Sharing the stories of human trafficking

Save the date: 2 December 2020

Published on December 1, 2020

Although Kenya’s location makes it East Africa’s most popular transit route for trafficking from the Horn to southern Africa, the Arabian Peninsula and South Asia, domestic slavery in Kenya is also a huge concern. The Global Slavery Index estimates that 328 000 people are living in modern slavery in the country.

Human trafficking contributes significantly to the Kenyan underground economy, especially since the country is a source, transit and destination country for sex trafficking and forced labour. New trends are also developing: there has been a sudden spike in online human trafficking recruitment and exploitation since the outbreak of COVID-19, and India has emerged as a new sex-trafficking destination for Kenyan women, who are lured to the country with the promise of a better job and then used as sex slaves.

As the world observed the international day for the abolition of slavery on 2 December 2020, a team of Kenyan civil society organizations, led by the Global Initiative Against Transnational Organized Crime (GI-TOC)’s Resilience Fund, embarked on a far-reaching online campaign geared towards the prevention of human trafficking in the country.

The Gaining Grip campaign

Now in its third year and organized by the Anika Initiative and the Peace Tree Network, two Kenyan civil society organizations, the Gaining Grip Experience attracted more than 8 million participants. The discussion took the format of a Twitter campaign, a live panel discussion and a concert featuring spoken-word artists, musicians and poets.

These approaches were conceived to fit creative platforms where young people could deconstruct some of the most common stereotypes related to human trafficking, seeking to spark a conversation on how to treat victims of various trafficking markets in the country.

During the live panel discussion, experts raised concerns over the handling of human trafficking victims. Mohamed Daghar, the East Africa Coordinator for ENACT (Enhancing Africa’s Response to Transnational Organized Crime), said that both the legal and operational intervention mechanisms focus on the crime once it has already been committed, instead of on prevention. ‘We need to look at what made the person become a victim. If we are looking at labour-related or sex-related types of trafficking, we need to come up with very comprehensive methods of preventing the crime from taking place,’ said Daghar.

Awareness Against Human Trafficking (HAART) Kenya, one of the partners in the event,  called instead for a human approach. HAART, which is involved in the rescuing and repatriation of human trafficking victims, emphasized the need for empathy in handling victims who have been brought back home and for the establishment of support systems to guarantee their reincorporation into society. ‘We should help these victims of human trafficking through their journey … They should know they can ask for help,’ said Sophie Muriuki, a therapist working with HAART.

However, as South Sudan refugee Dave Erjok pointed out, this becomes difficult when victims are refugees, as it is hard to offer them the same security that citizens benefit from: ‘Most of the refugees are not even aware [of] being trafficked or abused. Unfortunately, they end up as victims in situations that could have been prevented if they understood the mechanisms of human slavery.’

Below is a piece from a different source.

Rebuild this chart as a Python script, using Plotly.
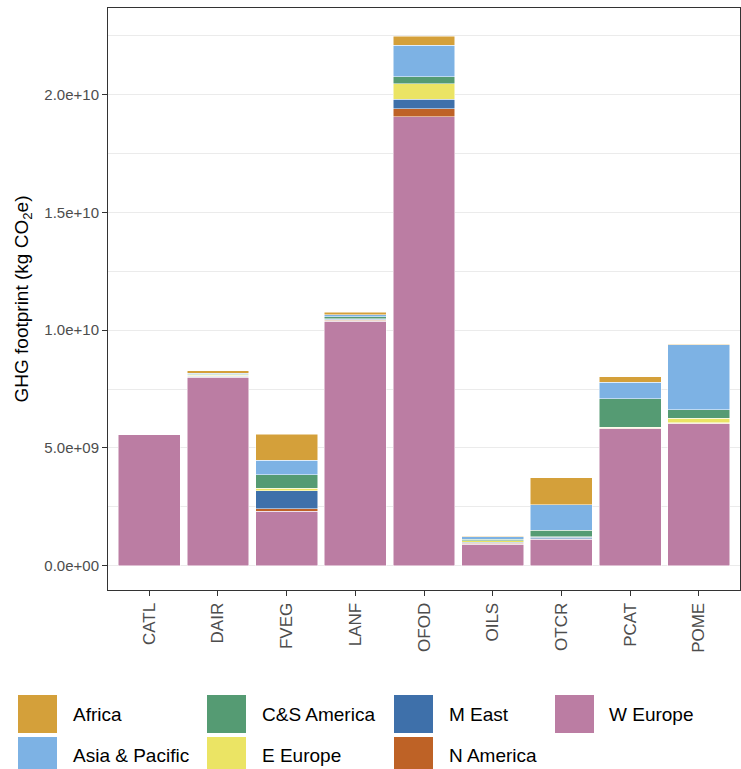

Kenyan artists join the campaign

The online ‘artivism’ concert included victims of trafficking rescued by HAART. They spoke about their plight at the hands of the exploiters and how they had been able to break free. ‘My family tried to force me to go through female genital mutilation. They also tried to marry me off when I was eleven, but I refused. They forced me into child labour and I kept escaping from one relative to another until I was able to get into a safe house,’ said one victim.

Iqra Abdi, a Somali poet known to her followers as the ‘iron lady’, narrated the experience of many women from Somalia who left for Kenya in search of a better life and ended up being trafficked by a lover. ‘They ended up selling their bodies for a living … They soon found themselves entangled in a web of human and sex trafficking that is hard to break away from,’ she added.

In his piece ‘Silence’, Eric ‘Gugz’ Ngugi, a percussionist and spoken word artist, called for better measures to prevent human trafficking. ‘We need to come up with a mechanism to prevent modern slavery from taking place at grassroots levels … It is important to ensure that our children and youth understand how trafficking takes place. It is the only way we can stop it and protect our future generations,’ he said.

Although modern slavery continues to thrive in Kenyan society, initiatives such as this campaign help create awareness in the fight against it, especially by focusing on the 3P paradigm: prosecution, protection and prevention. Civil society organizations and non-state actors should ensure the fight to end human trafficking bravely continues, and victims can be repatriated before it is too late. Through joint campaigns and the fostering of partnerships, civil society organizations have helped victims voice their stories – a key factor in ensuring that others are not lured into the same traps.